Gaan wij even naar de dispositie van het orgel:dispositie wil zeggen de totaliteit van alle registers van een kerkorgel.
De dispositie van dit orgel is alsvolgt: Prestant 8” , Holpijp 8’, Prestant 4”, Octaaf2”, en Scherp 3-4 . Ik trek het register open van de Prestant8”.Een register is een opeenvolgende reeks van orgelpijpen,van de grootste tot de kleinste,gelijkvormig in toonkarakter;dus elke toets op het klavier hoor je de prestant 8” (voet wil zeggen de toonhoogte).De prestant is het voornaamste orgelregister en kenmerkt zich door een krachtig en zangrijk geluid. Het octaaf, de toon daarvan is zeer helder. Scherp is een vulstem.(iets laten horen b.v. het prestantregister).

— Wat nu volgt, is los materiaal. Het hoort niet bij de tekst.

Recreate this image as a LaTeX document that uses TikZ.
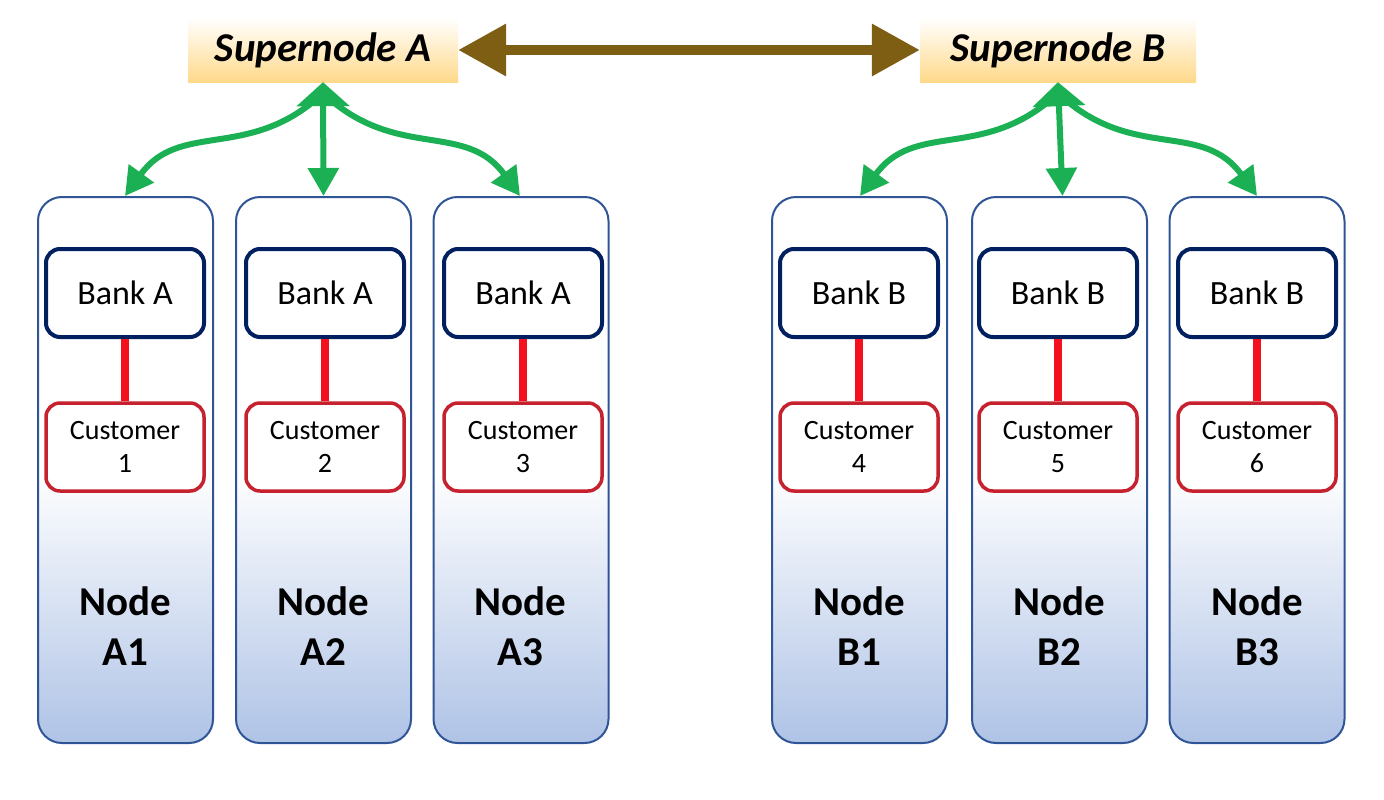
\documentclass[tikz,border=0pt]{standalone}
\usepackage{fontspec}
\setmainfont{Carlito}
\usetikzlibrary{arrows.meta}
\definecolor{supgold}{HTML}{FFD98A}
\definecolor{colblue}{HTML}{2F5597}
\definecolor{colfill}{HTML}{AFC3E6}
\definecolor{banknavy}{HTML}{002060}
\definecolor{custred}{HTML}{C5212E}
\definecolor{linkred}{HTML}{F5101E}
\definecolor{syncgreen}{HTML}{1CB054}
\definecolor{peerbrown}{HTML}{7E5E13}
\tikzset{
  supernode/.style = {shape=rectangle, inner sep=0pt,
                      minimum height=64pt,
                      top color=white, bottom color=supgold,
                      font=\fontsize{41}{49}\selectfont\bfseries\itshape},
  column/.style    = {shape=rectangle, rounded corners=24pt,
                      draw=colblue, line width=2pt,
                      minimum width=175pt, minimum height=546pt,
                      top color=white, bottom color=colfill, middle color=white},
  bank/.style      = {shape=rectangle, rounded corners=14pt,
                      draw=banknavy, line width=4pt, fill=white,
                      minimum width=158pt, minimum height=88pt,
                      font=\fontsize{34}{41}\selectfont},
  customer/.style  = {bank, draw=custred, line width=3.5pt, align=center,
                      font=\fontsize{28}{33}\selectfont},
  colname/.style   = {align=center, font=\fontsize{41}{50}\selectfont\bfseries},
  link/.style      = {draw=linkred, line width=8pt},
  sync/.style      = {draw=syncgreen, line width=6pt,
                      arrows={-Triangle[width=30pt,length=28pt]}},
  synchub/.style   = {sync,
                      arrows={Triangle[width=52pt,length=24pt]-Triangle[width=30pt,length=28pt]}},
  peer/.style      = {draw=peerbrown, line width=10pt,
                      >={Triangle[width=50pt,length=48pt]}, <->}
}
\begin{document}
\begin{tikzpicture}[x=1pt, y=-1pt]
  \useasboundingbox (0,0) rectangle (1384,800);

  % supernodes
  \node[supernode, minimum width=270pt] (supA) at (323,50) {Supernode A};
  \node[supernode, minimum width=276pt] (supB) at (1058,50) {Supernode B};
  \coordinate (hubA) at ([yshift=-18pt]supA.south);
  \coordinate (hubB) at ([yshift=-18pt]supB.south);

  % columns of bank A
  \node[column] (colA1) at (125.5,470) {};
  \node[column] (colA2) at (323.5,470) {};
  \node[column] (colA3) at (521,470) {};
  % columns of bank B
  \node[column] (colB1) at (859.5,470) {};
  \node[column] (colB2) at (1059.5,470) {};
  \node[column] (colB3) at (1257,470) {};

  \node[bank] (bankA1) at (125,293) {Bank A};
  \node[bank] (bankA2) at (325,293) {Bank A};
  \node[bank] (bankA3) at (523,293) {Bank A};
  \node[bank] (bankB1) at (859,293) {Bank B};
  \node[bank] (bankB2) at (1058,293) {Bank B};
  \node[bank] (bankB3) at (1257,293) {Bank B};

  \node[customer] (custA1) at (125,447) {Customer\\1};
  \node[customer] (custA2) at (325,447) {Customer\\2};
  \node[customer] (custA3) at (523,447) {Customer\\3};
  \node[customer] (custB4) at (859,447) {Customer\\4};
  \node[customer] (custB5) at (1058,447) {Customer\\5};
  \node[customer] (custB6) at (1257,447) {Customer\\6};

  \node[colname] (nameA1) at (125,626) {Node\\A1};
  \node[colname] (nameA2) at (323,626) {Node\\A2};
  \node[colname] (nameA3) at (520,626) {Node\\A3};
  \node[colname] (nameB1) at (859,626) {Node\\B1};
  \node[colname] (nameB2) at (1059,626) {Node\\B2};
  \node[colname] (nameB3) at (1257,626) {Node\\B3};

  % bank -- customer
  \draw[link] (bankA1) -- (custA1);
  \draw[link] (bankA2) -- (custA2);
  \draw[link] (bankA3) -- (custA3);
  \draw[link] (bankB1) -- (custB4);
  \draw[link] (bankB2) -- (custB5);
  \draw[link] (bankB3) -- (custB6);

  % supernode -- nodes
  \draw[sync] ([xshift=-8pt]hubA) to[out=-140, in=54, looseness=1.1] ([xshift=-0.5pt]colA1.north);
  \draw[sync] ([xshift=8pt]hubA) to[out=-40, in=126, looseness=1.1] ([xshift=-1pt]colA3.north);
  \draw[synchub] (supA.south) -- (colA2.north);
  \draw[sync] ([xshift=-8pt]hubB) to[out=-140, in=54, looseness=1.1] ([xshift=0.5pt]colB1.north);
  \draw[sync] ([xshift=8pt]hubB) to[out=-40, in=126, looseness=1.1] (colB3.north);
  \draw[synchub] (supB.south) -- ([xshift=3pt]colB2.north);

  % supernode -- supernode
  \draw[peer] (supA.east) -- (supB.west);
\end{tikzpicture}
\end{document}
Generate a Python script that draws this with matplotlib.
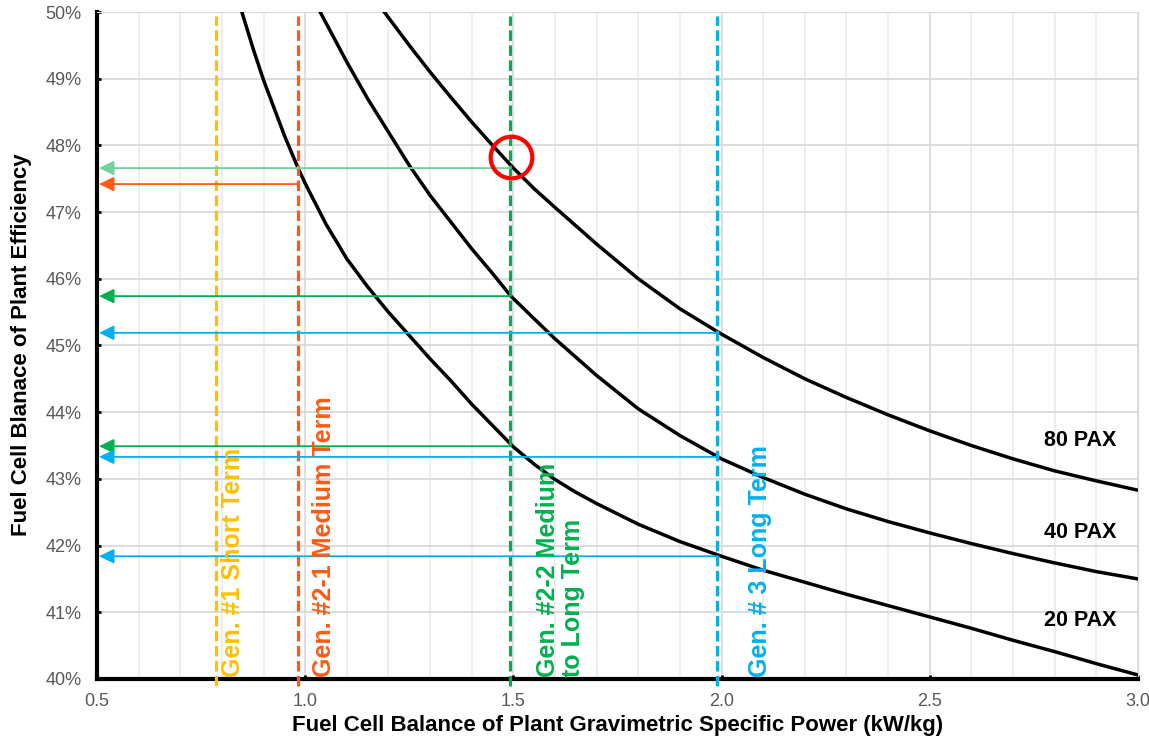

De werking van het orgel: als ik een toets indruk,wordt er een ventiel geopend,dat zich bevindt in de windlade:dit is een rechthoekige kist, waarop de orgelpijpen zijn gemonteerd. De motor, electromotor zorgt dat er geperste lucht in de magazijnbalg komt:via windkanalen komt de lucht in de windlade en als je dan een toets indrukt ,gaat het ventiel in de windlade open en stroomt de lucht in de orgelpijpen;en omdat er een opening zit in de orgelpijp,produceert het vervolgens een geluid(trilling van de lucht).
De orgelpijpen kunnen we in 2 groepen onderscheiden:de labiaalpijpen en de linguaalpijpen. Labium=lip, dus lippijpen en lingua=tongpijpen. Dit orgel heeft geen tongpijpen. Orgelpijpen zijn gemaakt of van hout,maar meestal van metaal:een mix van tin en lood. Voorbeelden van tongpijpen: Holpijp 8”, Trompet 4”, 8’ en 16” ,Dulciaan en Clarinet. Voorbeelden van labiaalpijpen zijn: prestant, fluit, cornet, gemshoorn etc..

Tot slot nog even iets over de mensuur; de mensuur van de orgelpijp is de verhouding tussen de doorsnede en de lengte van de orgelpijp; men spreekt van enge, normale en wijde mensuur van de orgelpijp. De mensuur is dus medebepalend voor de klankkleur van het orgel.